Data shown:
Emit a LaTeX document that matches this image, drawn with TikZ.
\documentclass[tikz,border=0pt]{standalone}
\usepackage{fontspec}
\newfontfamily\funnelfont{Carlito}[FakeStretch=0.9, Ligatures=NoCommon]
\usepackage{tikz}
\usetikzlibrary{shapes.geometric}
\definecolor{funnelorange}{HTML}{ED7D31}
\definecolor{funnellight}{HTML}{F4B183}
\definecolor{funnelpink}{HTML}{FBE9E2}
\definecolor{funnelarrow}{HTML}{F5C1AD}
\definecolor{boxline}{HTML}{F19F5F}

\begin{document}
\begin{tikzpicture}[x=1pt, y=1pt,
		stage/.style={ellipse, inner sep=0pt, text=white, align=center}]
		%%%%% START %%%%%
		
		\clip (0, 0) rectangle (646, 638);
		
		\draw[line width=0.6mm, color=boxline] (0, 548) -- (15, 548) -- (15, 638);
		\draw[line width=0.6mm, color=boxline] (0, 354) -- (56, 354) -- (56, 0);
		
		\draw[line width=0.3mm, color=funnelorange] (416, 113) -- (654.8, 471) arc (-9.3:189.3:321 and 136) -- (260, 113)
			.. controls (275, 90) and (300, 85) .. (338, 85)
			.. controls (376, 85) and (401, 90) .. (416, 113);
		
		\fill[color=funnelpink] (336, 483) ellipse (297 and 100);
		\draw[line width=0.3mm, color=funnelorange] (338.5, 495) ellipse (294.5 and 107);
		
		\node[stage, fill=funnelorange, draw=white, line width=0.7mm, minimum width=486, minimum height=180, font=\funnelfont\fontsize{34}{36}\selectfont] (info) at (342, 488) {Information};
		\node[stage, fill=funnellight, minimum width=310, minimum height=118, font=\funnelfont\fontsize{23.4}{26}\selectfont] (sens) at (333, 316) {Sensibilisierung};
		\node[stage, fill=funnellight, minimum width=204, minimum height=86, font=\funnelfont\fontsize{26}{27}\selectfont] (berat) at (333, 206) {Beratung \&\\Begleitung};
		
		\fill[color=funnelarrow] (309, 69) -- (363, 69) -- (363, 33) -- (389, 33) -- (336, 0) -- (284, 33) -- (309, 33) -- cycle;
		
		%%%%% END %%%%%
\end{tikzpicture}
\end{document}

--

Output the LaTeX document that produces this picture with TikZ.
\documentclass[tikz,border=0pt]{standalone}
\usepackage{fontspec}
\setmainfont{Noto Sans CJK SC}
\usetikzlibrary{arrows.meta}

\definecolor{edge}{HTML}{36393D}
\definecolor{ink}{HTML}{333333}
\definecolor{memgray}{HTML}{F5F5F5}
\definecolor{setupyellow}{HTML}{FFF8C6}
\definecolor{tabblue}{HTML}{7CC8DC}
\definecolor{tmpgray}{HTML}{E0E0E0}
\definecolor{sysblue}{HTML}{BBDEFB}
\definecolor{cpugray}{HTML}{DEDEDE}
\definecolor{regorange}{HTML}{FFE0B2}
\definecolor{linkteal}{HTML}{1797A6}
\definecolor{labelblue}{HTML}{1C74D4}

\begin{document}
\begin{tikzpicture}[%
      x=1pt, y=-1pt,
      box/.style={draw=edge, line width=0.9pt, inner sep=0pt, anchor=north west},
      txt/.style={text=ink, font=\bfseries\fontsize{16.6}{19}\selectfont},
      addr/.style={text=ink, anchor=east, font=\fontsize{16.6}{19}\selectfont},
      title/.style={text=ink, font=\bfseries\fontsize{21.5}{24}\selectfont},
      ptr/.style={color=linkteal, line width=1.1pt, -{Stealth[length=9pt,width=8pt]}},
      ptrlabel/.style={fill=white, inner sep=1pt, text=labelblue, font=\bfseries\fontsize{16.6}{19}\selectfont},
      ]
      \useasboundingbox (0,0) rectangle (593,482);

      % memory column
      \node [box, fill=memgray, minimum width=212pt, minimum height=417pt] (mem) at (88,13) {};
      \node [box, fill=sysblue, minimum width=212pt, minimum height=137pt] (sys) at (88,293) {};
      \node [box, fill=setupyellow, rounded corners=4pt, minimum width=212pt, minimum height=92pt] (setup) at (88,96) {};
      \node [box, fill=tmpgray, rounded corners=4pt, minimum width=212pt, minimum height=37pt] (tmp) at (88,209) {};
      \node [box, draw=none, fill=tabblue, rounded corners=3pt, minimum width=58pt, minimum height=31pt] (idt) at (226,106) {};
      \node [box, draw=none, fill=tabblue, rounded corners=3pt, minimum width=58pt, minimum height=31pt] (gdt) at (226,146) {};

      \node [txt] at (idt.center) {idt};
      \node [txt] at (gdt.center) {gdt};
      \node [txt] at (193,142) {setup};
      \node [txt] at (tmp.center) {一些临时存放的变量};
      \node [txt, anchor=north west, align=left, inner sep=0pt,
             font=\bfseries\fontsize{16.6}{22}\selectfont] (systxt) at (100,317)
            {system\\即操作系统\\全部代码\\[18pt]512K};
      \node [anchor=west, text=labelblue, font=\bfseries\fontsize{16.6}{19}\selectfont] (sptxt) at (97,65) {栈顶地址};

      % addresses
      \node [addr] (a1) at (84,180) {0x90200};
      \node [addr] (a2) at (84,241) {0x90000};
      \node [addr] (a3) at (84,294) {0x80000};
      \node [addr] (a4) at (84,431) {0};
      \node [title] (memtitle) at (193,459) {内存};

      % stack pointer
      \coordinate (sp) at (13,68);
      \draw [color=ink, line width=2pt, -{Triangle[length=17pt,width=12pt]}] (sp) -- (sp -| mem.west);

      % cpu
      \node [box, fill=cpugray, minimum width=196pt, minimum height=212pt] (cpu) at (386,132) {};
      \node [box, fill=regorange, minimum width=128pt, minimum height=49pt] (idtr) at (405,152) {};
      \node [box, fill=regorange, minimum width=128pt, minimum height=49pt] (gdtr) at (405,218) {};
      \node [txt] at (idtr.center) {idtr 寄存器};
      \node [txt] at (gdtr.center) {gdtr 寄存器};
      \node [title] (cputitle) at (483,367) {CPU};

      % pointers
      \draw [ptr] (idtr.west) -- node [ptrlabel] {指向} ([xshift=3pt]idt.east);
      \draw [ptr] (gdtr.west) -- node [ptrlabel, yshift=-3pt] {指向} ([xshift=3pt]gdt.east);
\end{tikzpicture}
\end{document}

* * *

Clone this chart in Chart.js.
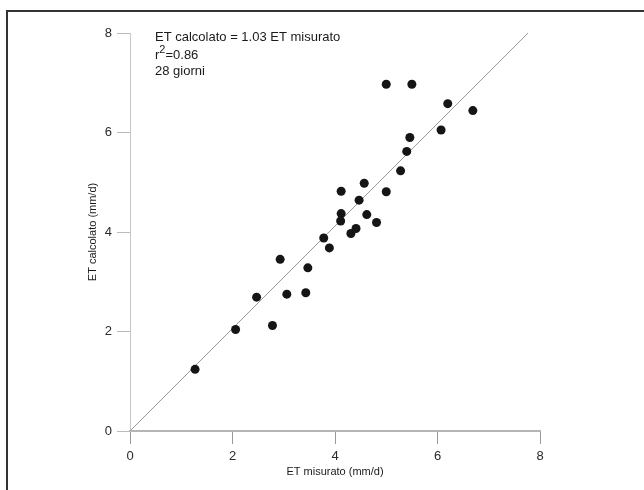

Short task: Extract from the data every line where "that" shows up.

Result for this task:
Emit a LaTeX document that matches this image, drawn with TikZ.
Output the LaTeX document that produces this picture with TikZ.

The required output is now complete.